SHELTERS AND THE “LIGHTNING SAFETY POSITION”
You may have heard that if you can’t find a shelter, you should lie down flat on your stomach. Well, doing that is not safe at all. If lightning hits someplace near you and travels through the ground, it could pass through your whole body and electrocute you.
Lightning safety experts have invented a “lightning safety position” that is very important to know if you are caught in a thunder storm and you can’t find a shelter. This position looks hard, but it could save your life.
There are several reasons for doing it.
- It makes you a smaller target.
- With your heels together, if lightning hits the ground, it goes through the closest foot, up to your heel and then transfers to the other foot and goes back to the ground again. If you don’t put your feet together, lightning could go through your heart and kill you.

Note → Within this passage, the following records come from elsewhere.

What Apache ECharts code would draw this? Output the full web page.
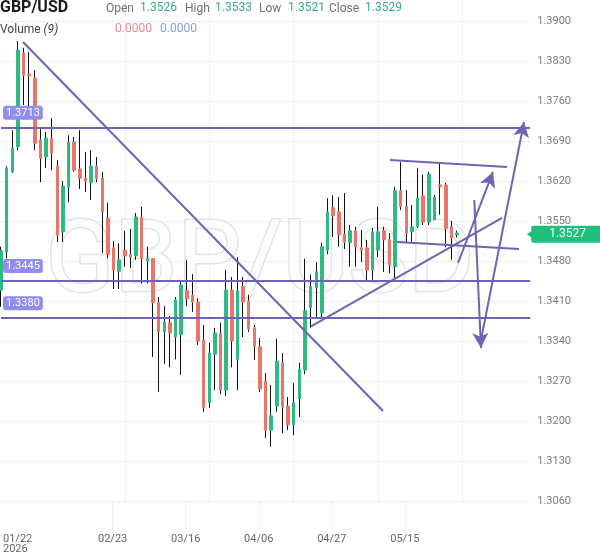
<!DOCTYPE html>
<html>
<head>
<meta charset="utf-8">
<script src="https://cdn.jsdelivr.net/npm/echarts/dist/echarts.min.js"></script>
<style>
  html, body { margin: 0; padding: 0; background: #fff; }
  #chart { width: 600px; height: 558px; }
</style>
</head>
<body>
<div id="chart"></div>
<script>
// daily GBP/USD candles, 01/22 .. 05/15
const opens = [
  1.3429, 1.3496, 1.3636, 1.3680, 1.3844, 1.3807, 1.3800, 1.3692, 1.3662, 1.3694,
  1.3646, 1.3531, 1.3609, 1.3688, 1.3641, 1.3625, 1.3617, 1.3646, 1.3625, 1.3555,
  1.3503, 1.3462, 1.3499, 1.3491, 1.3489, 1.3557, 1.3480, 1.3484, 1.3407, 1.3356,
  1.3372, 1.3347, 1.3351, 1.3428, 1.3420, 1.3408, 1.3342, 1.3232, 1.3317, 1.3354,
  1.3254, 1.3429, 1.3308, 1.3435, 1.3410, 1.3363, 1.3330, 1.3270, 1.3184, 1.3226,
  1.3302, 1.3226, 1.3193, 1.3239, 1.3289, 1.3398, 1.3433, 1.3389, 1.3499, 1.3573,
  1.3566, 1.3527, 1.3512, 1.3533, 1.3503, 1.3503, 1.3464, 1.3499, 1.3533, 1.3517,
  1.3470, 1.3603, 1.3576, 1.3531, 1.3540, 1.3594, 1.3548, 1.3552, 1.3613, 1.3613,
  1.3540, 1.3526
]
const closes = [
  1.3498, 1.3643, 1.3678, 1.3849, 1.3805, 1.3804, 1.3686, 1.3660, 1.3695, 1.3669,
  1.3525, 1.3611, 1.3688, 1.3639, 1.3625, 1.3620, 1.3646, 1.3624, 1.3566, 1.3491,
  1.3464, 1.3482, 1.3489, 1.3487, 1.3557, 1.3484, 1.3484, 1.3407, 1.3356, 1.3373,
  1.3354, 1.3412, 1.3438, 1.3414, 1.3408, 1.3340, 1.3224, 1.3319, 1.3354, 1.3254,
  1.3429, 1.3340, 1.3428, 1.3408, 1.3361, 1.3330, 1.3256, 1.3184, 1.3209, 1.3305,
  1.3224, 1.3193, 1.3232, 1.3291, 1.3393, 1.3435, 1.3461, 1.3505, 1.3566, 1.3559,
  1.3526, 1.3513, 1.3533, 1.3505, 1.3499, 1.3464, 1.3531, 1.3531, 1.3517, 1.3473,
  1.3603, 1.3575, 1.3529, 1.3540, 1.3590, 1.3548, 1.3632, 1.3592, 1.3610, 1.3537,
  1.3520, 1.3529
]
const highs = [
  1.3505, 1.3646, 1.3709, 1.3865, 1.3853, 1.3846, 1.3814, 1.3713, 1.3706, 1.3730,
  1.3657, 1.3620, 1.3700, 1.3697, 1.3709, 1.3671, 1.3674, 1.3662, 1.3636, 1.3582,
  1.3515, 1.3511, 1.3533, 1.3536, 1.3564, 1.3575, 1.3505, 1.3485, 1.3417, 1.3401,
  1.3384, 1.3417, 1.3447, 1.3482, 1.3457, 1.3415, 1.3368, 1.3337, 1.3363, 1.3372,
  1.3464, 1.3452, 1.3487, 1.3452, 1.3421, 1.3368, 1.3345, 1.3284, 1.3263, 1.3344,
  1.3319, 1.3242, 1.3266, 1.3302, 1.3484, 1.3456, 1.3478, 1.3512, 1.3590, 1.3595,
  1.3592, 1.3599, 1.3543, 1.3540, 1.3534, 1.3517, 1.3538, 1.3575, 1.3540, 1.3529,
  1.3610, 1.3653, 1.3604, 1.3578, 1.3643, 1.3631, 1.3636, 1.3596, 1.3652, 1.3617,
  1.3550, 1.3533
]
const lows = [
  1.3400, 1.3485, 1.3634, 1.3674, 1.3753, 1.3739, 1.3674, 1.3618, 1.3643, 1.3639,
  1.3513, 1.3513, 1.3583, 1.3636, 1.3606, 1.3601, 1.3587, 1.3618, 1.3494, 1.3485,
  1.3431, 1.3431, 1.3470, 1.3468, 1.3482, 1.3441, 1.3441, 1.3312, 1.3251, 1.3300,
  1.3294, 1.3308, 1.3281, 1.3401, 1.3391, 1.3333, 1.3216, 1.3223, 1.3254, 1.3247,
  1.3244, 1.3294, 1.3254, 1.3347, 1.3356, 1.3307, 1.3251, 1.3170, 1.3155, 1.3216,
  1.3179, 1.3184, 1.3175, 1.3207, 1.3282, 1.3363, 1.3380, 1.3380, 1.3492, 1.3522,
  1.3505, 1.3501, 1.3470, 1.3470, 1.3478, 1.3445, 1.3447, 1.3487, 1.3461, 1.3459,
  1.3450, 1.3569, 1.3512, 1.3512, 1.3538, 1.3543, 1.3543, 1.3552, 1.3561, 1.3504,
  1.3482, 1.3521
]

const slotCount = 95 // candle slots, the empty ones leave room on the right
const weekGridIdx = [22, 37, 52, 67, 82]
const yTickLabels = ['1.3060', '1.3130', '1.3200', '1.3270', '1.3340', '1.3410', '1.3480',
  '1.3550', '1.3620', '1.3690', '1.3760', '1.3830', '1.3900']
const dateLabels = ['01/22\n2026', '', '', '02/23', '', '03/16', '', '04/06', '', '04/27', '', '05/15', '', '', '']

// drawn annotations, in [slot, price]
const hLevels = [1.3713, 1.3445, 1.3380]
const trendLines = [
  [[3.91, 1.38633], [67.85, 1.32175]],
  [[55.07, 1.33654], [89.0, 1.35553]],
  [[69.1, 1.36568], [89.88, 1.36445]],
  [[70.34, 1.35133], [92.01, 1.35010]]
]
const arrows = [
  [[81.18, 1.34765], [87.39, 1.36358]],
  [[84.07, 1.35868], [85.26, 1.33278]],
  [[85.08, 1.33330], [92.9, 1.37233]]
]
const lastPrice = 1.3527
const ohlcHeader = ['1.3526', '1.3533', '1.3521', '1.3529']

const up = '#2dbb83'
const down = '#ea7669'
const lineColor = '#6c65b4'
const tagColor = '#908cf0'

const slots = Array.from({ length: slotCount }, (_, i) => i)
const wicks = opens.map((o, i) => [lows[i], lows[i], lows[i], highs[i]])
const bodies = opens.map((o, i) => [o, closes[i], Math.min(o, closes[i]), Math.max(o, closes[i])])

const mlData = []
hLevels.forEach(v => {
  mlData.push([
    {
      coord: [0, v],
      symbol: 'none',
      label: {
        show: true,
        position: 'insideStartTop',
        distance: [2, 8],
        formatter: v.toFixed(4),
        color: '#fff',
        fontSize: 11,
        fontFamily: 'Roboto',
        backgroundColor: tagColor,
        borderRadius: 3,
        padding: [2, 3, 1, 3]
      }
    },
    { coord: [94, v], symbol: 'none' }
  ])
})
trendLines.forEach(l => {
  mlData.push([{ coord: l[0], symbol: 'none' }, { coord: l[1], symbol: 'none' }])
})
arrows.forEach(l => {
  mlData.push([{ coord: l[0], symbol: 'none' }, { coord: l[1], symbol: 'arrow', symbolSize: [12, 15] }])
})
mlData.push([
  {
    coord: [93, lastPrice],
    symbol: 'none',
    lineStyle: { color: 'rgba(0,0,0,0)', width: 0 },
    label: {
      show: true,
      position: 'end',
      distance: 1,
      formatter: lastPrice.toFixed(4),
      color: '#fff',
      fontSize: 12,
      fontFamily: 'Roboto',
      backgroundColor: '#1fc07c',
      borderRadius: 2,
      padding: [3, 18, 2, 18]
    }
  },
  { coord: [94, lastPrice], symbol: 'none' }
])

const headerText = (x, y, text, fill, size, weight) => ({
  type: 'text',
  x: x,
  y: y,
  z: 10,
  style: {
    text: text,
    fill: fill,
    fontSize: size || 12,
    fontWeight: weight || 'normal',
    fontFamily: 'Roboto',
    verticalAlign: 'middle'
  }
})

const chart = echarts.init(document.getElementById('chart'))
chart.setOption({
  animation: false,
  backgroundColor: '#fff',
  grid: [
    { left: 1, right: 69.8, top: 0, bottom: 57 },
    { left: 1, right: 69.8, top: 21, bottom: 57 },
    { left: 0, width: 514.5, top: 501, height: 29 }
  ],
  xAxis: [
    {
      type: 'category',
      gridIndex: 0,
      data: slots,
      boundaryGap: false,
      axisLine: { show: false },
      axisTick: { show: false },
      axisLabel: { show: false },
      splitLine: {
        show: true,
        interval: (i) => weekGridIdx.includes(i),
        lineStyle: { color: '#f0f0f0' }
      }
    },
    { type: 'value', gridIndex: 0, min: 0, max: 94, show: false },
    { type: 'value', gridIndex: 1, min: 0, max: 1, show: false },
    {
      type: 'category',
      gridIndex: 2,
      data: dateLabels,
      boundaryGap: false,
      axisLine: { show: false },
      axisTick: { show: false },
      axisLabel: {
        interval: 0,
        color: '#666',
        fontSize: 11,
        lineHeight: 10,
        margin: 4,
        fontFamily: 'Roboto',
        alignMinLabel: 'left'
      },
      splitLine: {
        show: true,
        interval: (i) => i > 0 && dateLabels[i] !== '',
        lineStyle: { color: '#efefef' }
      }
    }
  ],
  yAxis: [
    { type: 'value', gridIndex: 0, min: 1.306, max: 1.393675, show: false },
    {
      type: 'value',
      gridIndex: 1,
      position: 'right',
      min: 0,
      max: 12,
      interval: 1,
      axisLine: { show: false },
      axisTick: { show: false },
      axisLabel: {
        color: '#7b7b7b',
        fontSize: 11,
        margin: 7,
        fontFamily: 'Roboto',
        formatter: (v) => yTickLabels[Math.round(v)]
      },
      splitLine: { lineStyle: { color: '#eeeeee' } }
    },
    { type: 'value', gridIndex: 2, show: false }
  ],
  graphic: [
    {
      type: 'text',
      x: 260,
      y: 266,
      z: 1,
      silent: true,
      style: {
        text: 'GBP/USD',
        fontSize: 101,
        fontFamily: 'Roboto',
        fill: '#fdfdfd',
        stroke: '#e4e4e4',
        lineWidth: 3,
        align: 'center',
        verticalAlign: 'middle'
      }
    },
    headerText(0, 8, 'GBP/USD', '#1a1a1a', 16, 'bold'),
    headerText(106, 9, 'Open', '#707070'),
    headerText(140, 8, ohlcHeader[0], '#34ad86'),
    headerText(185, 9, 'High', '#707070'),
    headerText(215, 8, ohlcHeader[1], '#34ad86'),
    headerText(259, 9, 'Low', '#707070'),
    headerText(288, 8, ohlcHeader[2], '#34ad86'),
    headerText(329, 9, 'Close', '#707070'),
    headerText(365, 8, ohlcHeader[3], '#34ad86'),
    {
      type: 'text',
      x: 0,
      y: 30,
      z: 10,
      style: {
        text: 'Volume {i|(9)}',
        fill: '#444',
        fontSize: 12,
        fontFamily: 'Roboto',
        verticalAlign: 'middle',
        rich: { i: { fontStyle: 'italic', fontSize: 12, fill: '#444', fontFamily: 'Roboto' } }
      }
    },
    headerText(115, 29, '0.0000', '#e08d8d'),
    headerText(160, 29, '0.0000', '#86a2d8')
  ],
  series: [
    {
      type: 'candlestick',
      name: 'wick',
      xAxisIndex: 0,
      yAxisIndex: 0,
      data: wicks,
      barWidth: 1,
      itemStyle: {
        color: '#111', color0: '#111',
        borderColor: '#111', borderColor0: '#111', borderColorDoji: '#111',
        borderWidth: 1
      }
    },
    {
      type: 'candlestick',
      name: 'GBP/USD',
      xAxisIndex: 0,
      yAxisIndex: 0,
      data: bodies,
      barWidth: 3,
      itemStyle: {
        color: up, color0: down,
        borderColor: up, borderColor0: down, borderColorDoji: down,
        borderWidth: 1
      }
    },
    {
      type: 'line',
      name: 'drawings',
      xAxisIndex: 1,
      yAxisIndex: 0,
      data: [],
      z: 5,
      markLine: {
        silent: true,
        animation: false,
        symbol: 'none',
        label: { show: false },
        lineStyle: { color: lineColor, width: 2, type: 'solid' },
        emphasis: { disabled: true },
        data: mlData
      },
      markPoint: {
        silent: true,
        animation: false,
        label: { show: false },
        data: [{
          coord: [93.85, lastPrice],
          symbol: 'triangle',
          symbolRotate: 90,
          symbolSize: [7, 5],
          itemStyle: { color: '#1fc07c' }
        }]
      }
    }
  ]
})
</script>
</body>
</html>
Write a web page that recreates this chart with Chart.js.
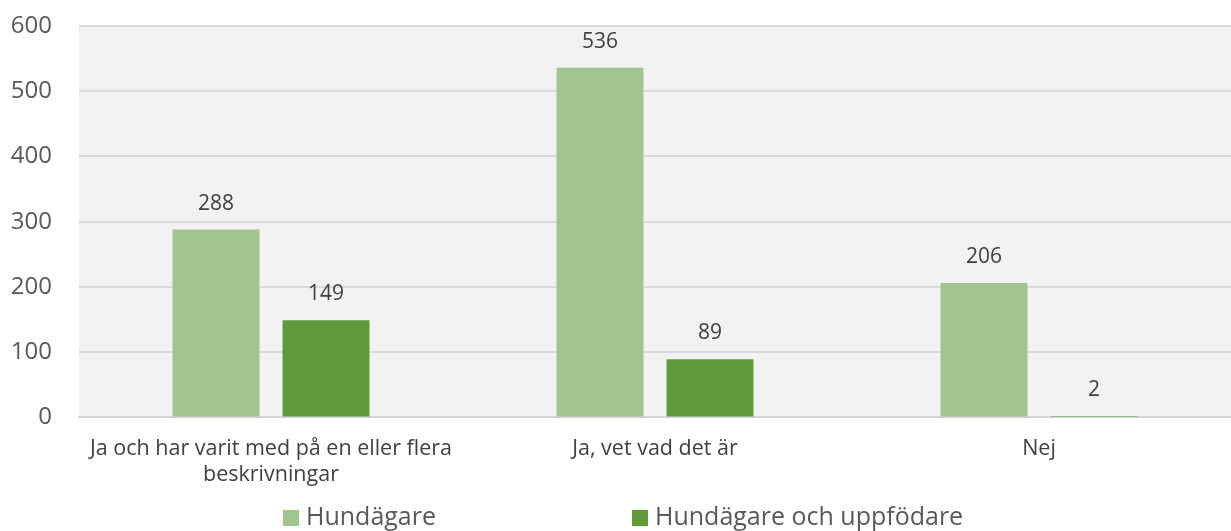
<!DOCTYPE html>
<html lang="sv">
<head>
    <meta charset="UTF-8">
    <title>Hundägare</title>
    <script src="https://cdn.jsdelivr.net/npm/chart.js"></script>
    <style>
        html, body { margin: 0; padding: 0; background: #ffffff; }
        #wrap { width: 1231px; height: 531px; }
    </style>
</head>
<body>
<div id="wrap"><canvas id="chart" width="1231" height="531"></canvas></div>
<script>
    // Data
    const categories = [['Ja och har varit med på en eller flera', 'beskrivningar'], 'Ja, vet vad det är', 'Nej'];
    const seriesNames = ['Hundägare', 'Hundägare och uppfödare'];
    const hundagare = [288, 536, 206];
    const uppfodare = [149, 89, 2];
    const yTicks = [0, 100, 200, 300, 400, 500, 600];

    const colors = ['#a1c490', '#5f9a3a'];
    const font = '"Open Sans", "Noto Sans", sans-serif';

    // plot background
    const plotBg = {
        id: 'plotBg',
        beforeDraw(chart) {
            const a = chart.chartArea, ctx = chart.ctx;
            ctx.save();
            ctx.fillStyle = '#f2f2f2';
            ctx.fillRect(a.left, a.top, a.right - a.left, a.bottom - a.top);
            ctx.restore();
        }
    };

    // value labels above bars
    const valueLabels = {
        id: 'valueLabels',
        afterDatasetsDraw(chart) {
            const ctx = chart.ctx;
            ctx.save();
            ctx.font = '21px ' + font;
            ctx.fillStyle = '#404040';
            ctx.textAlign = 'center';
            ctx.textBaseline = 'middle';
            chart.data.datasets.forEach((ds, i) => {
                chart.getDatasetMeta(i).data.forEach((bar, j) => {
                    ctx.fillText(ds.data[j], bar.x, bar.y - 26);
                });
            });
            ctx.restore();
        }
    };

    // legend at bottom, spaced like the original
    const bottomLegend = {
        id: 'bottomLegend',
        afterDraw(chart) {
            const ctx = chart.ctx;
            const xs = [283, 632];
            ctx.save();
            ctx.font = '25px ' + font;
            ctx.textBaseline = 'middle';
            seriesNames.forEach((name, i) => {
                ctx.fillStyle = colors[i];
                ctx.fillRect(xs[i], 510, 16, 16);
                ctx.fillStyle = '#595959';
                ctx.fillText(name, xs[i] + 23, 518);
            });
            ctx.restore();
        }
    };

    new Chart(document.getElementById('chart'), {
        type: 'bar',
        data: {
            labels: categories,
            datasets: [
                { label: seriesNames[0], data: hundagare, backgroundColor: colors[0] },
                { label: seriesNames[1], data: uppfodare, backgroundColor: colors[1] }
            ]
        },
        options: {
            responsive: false,
            animation: false,
            events: [],
            categoryPercentage: 0.573,
            barPercentage: 0.79,
            layout: { padding: { top: 26, right: 0, bottom: 24, left: 0 } },
            plugins: { legend: { display: false }, tooltip: { enabled: false } },
            scales: {
                x: {
                    grid: { display: false, drawTicks: false },
                    border: { color: '#d4d4d4', width: 2 },
                    afterFit(axis) { axis.paddingLeft = 0; axis.paddingRight = 0; },
                    ticks: {
                        color: '#404040',
                        font: { family: font, size: 21.5 },
                        padding: 19,
                        maxRotation: 0,
                        autoSkip: false
                    }
                },
                y: {
                    min: 0,
                    max: 600,
                    afterBuildTicks(axis) { axis.ticks = yTicks.map(v => ({ value: v })); },
                    afterFit(axis) {
                        axis.width = 79;
                        axis.paddingTop = 0;
                        axis.paddingBottom = 0;
                    },
                    grid: { color: '#d9d9d9', lineWidth: 2, drawTicks: false },
                    border: { display: false },
                    ticks: {
                        color: '#595959',
                        font: { family: font, size: 24 },
                        padding: 27
                    }
                }
            }
        },
        plugins: [plotBg, valueLabels, bottomLegend]
    });
</script>
</body>
</html>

- You put your hands over your ears to protect them from thunder.
Persons struck by lightning receive a severe electrical shock and may be burned, but they carry no electrical charge and can be handled safely. Someone who appears to have been killed by lightning often can be revived by prompt action. When a group has been struck, the apparently “dead” should be treated first.
If both pulse and breathing are absent, cardiopulmonary resuscitation is necessary. This procedure should be administered only by persons with proper training.
Victims who appear only stunned or otherwise unhurt may also need attention. Check for burns, especially at fingers and toes and next to buckles and jewelry. Give first aid for shock. Do not let the victim walk around. Send someone for help. Stay with the victim until help arrives. Be prepared.